◆ What is needed ◆
Write out the opening lines of the data word for word, up to and including the line with "34.75, 34.6, 34.9]", and leave every picture and every later line out.

<<<<

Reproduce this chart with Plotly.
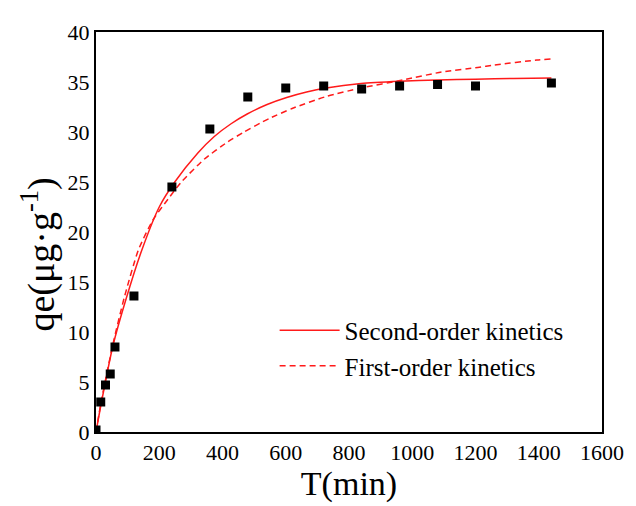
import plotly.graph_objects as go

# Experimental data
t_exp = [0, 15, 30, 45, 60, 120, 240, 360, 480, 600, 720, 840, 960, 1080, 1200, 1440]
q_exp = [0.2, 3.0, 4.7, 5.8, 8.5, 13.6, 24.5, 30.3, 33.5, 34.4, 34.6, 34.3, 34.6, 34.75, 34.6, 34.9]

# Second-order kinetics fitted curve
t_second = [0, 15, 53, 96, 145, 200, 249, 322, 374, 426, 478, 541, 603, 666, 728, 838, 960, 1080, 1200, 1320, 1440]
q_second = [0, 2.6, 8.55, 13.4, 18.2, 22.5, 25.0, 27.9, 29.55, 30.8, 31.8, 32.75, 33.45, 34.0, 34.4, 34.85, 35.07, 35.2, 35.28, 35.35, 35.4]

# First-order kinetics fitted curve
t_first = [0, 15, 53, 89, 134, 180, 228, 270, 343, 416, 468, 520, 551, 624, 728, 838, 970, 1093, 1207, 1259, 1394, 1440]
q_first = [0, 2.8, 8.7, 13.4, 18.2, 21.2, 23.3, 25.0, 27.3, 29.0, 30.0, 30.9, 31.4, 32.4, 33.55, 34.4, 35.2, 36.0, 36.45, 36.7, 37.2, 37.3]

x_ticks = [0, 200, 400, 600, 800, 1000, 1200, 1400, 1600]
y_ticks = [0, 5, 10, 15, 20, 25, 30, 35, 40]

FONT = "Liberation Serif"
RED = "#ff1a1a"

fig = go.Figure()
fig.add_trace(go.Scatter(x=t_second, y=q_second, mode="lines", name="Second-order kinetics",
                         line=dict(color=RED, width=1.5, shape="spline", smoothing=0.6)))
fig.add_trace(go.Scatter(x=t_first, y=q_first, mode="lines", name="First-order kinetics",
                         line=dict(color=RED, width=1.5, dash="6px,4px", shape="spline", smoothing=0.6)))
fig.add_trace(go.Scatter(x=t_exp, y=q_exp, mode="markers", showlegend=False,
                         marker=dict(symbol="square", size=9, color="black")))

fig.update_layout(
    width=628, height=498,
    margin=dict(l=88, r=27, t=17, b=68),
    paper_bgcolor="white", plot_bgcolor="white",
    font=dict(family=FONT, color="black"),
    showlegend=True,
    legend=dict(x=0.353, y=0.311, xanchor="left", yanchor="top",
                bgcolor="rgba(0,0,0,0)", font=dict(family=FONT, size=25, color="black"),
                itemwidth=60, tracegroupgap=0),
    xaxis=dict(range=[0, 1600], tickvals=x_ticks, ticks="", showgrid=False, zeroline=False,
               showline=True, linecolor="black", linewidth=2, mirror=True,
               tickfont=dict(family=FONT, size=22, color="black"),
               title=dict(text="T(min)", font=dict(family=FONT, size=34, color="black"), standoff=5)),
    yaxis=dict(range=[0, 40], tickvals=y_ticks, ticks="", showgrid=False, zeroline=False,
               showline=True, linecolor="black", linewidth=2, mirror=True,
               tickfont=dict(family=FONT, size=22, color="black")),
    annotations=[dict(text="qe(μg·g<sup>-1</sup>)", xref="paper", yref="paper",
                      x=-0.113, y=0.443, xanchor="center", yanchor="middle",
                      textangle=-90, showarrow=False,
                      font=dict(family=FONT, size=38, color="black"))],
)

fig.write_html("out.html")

>>>>

◆ Problem solution ◆
Reproduce this chart with Plotly.
import plotly.graph_objects as go

# Experimental data
t_exp = [0, 15, 30, 45, 60, 120, 240, 360, 480, 600, 720, 840, 960, 1080, 1200, 1440]
q_exp = [0.2, 3.0, 4.7, 5.8, 8.5, 13.6, 24.5, 30.3, 33.5, 34.4, 34.6, 34.3, 34.6, 34.75, 34.6, 34.9]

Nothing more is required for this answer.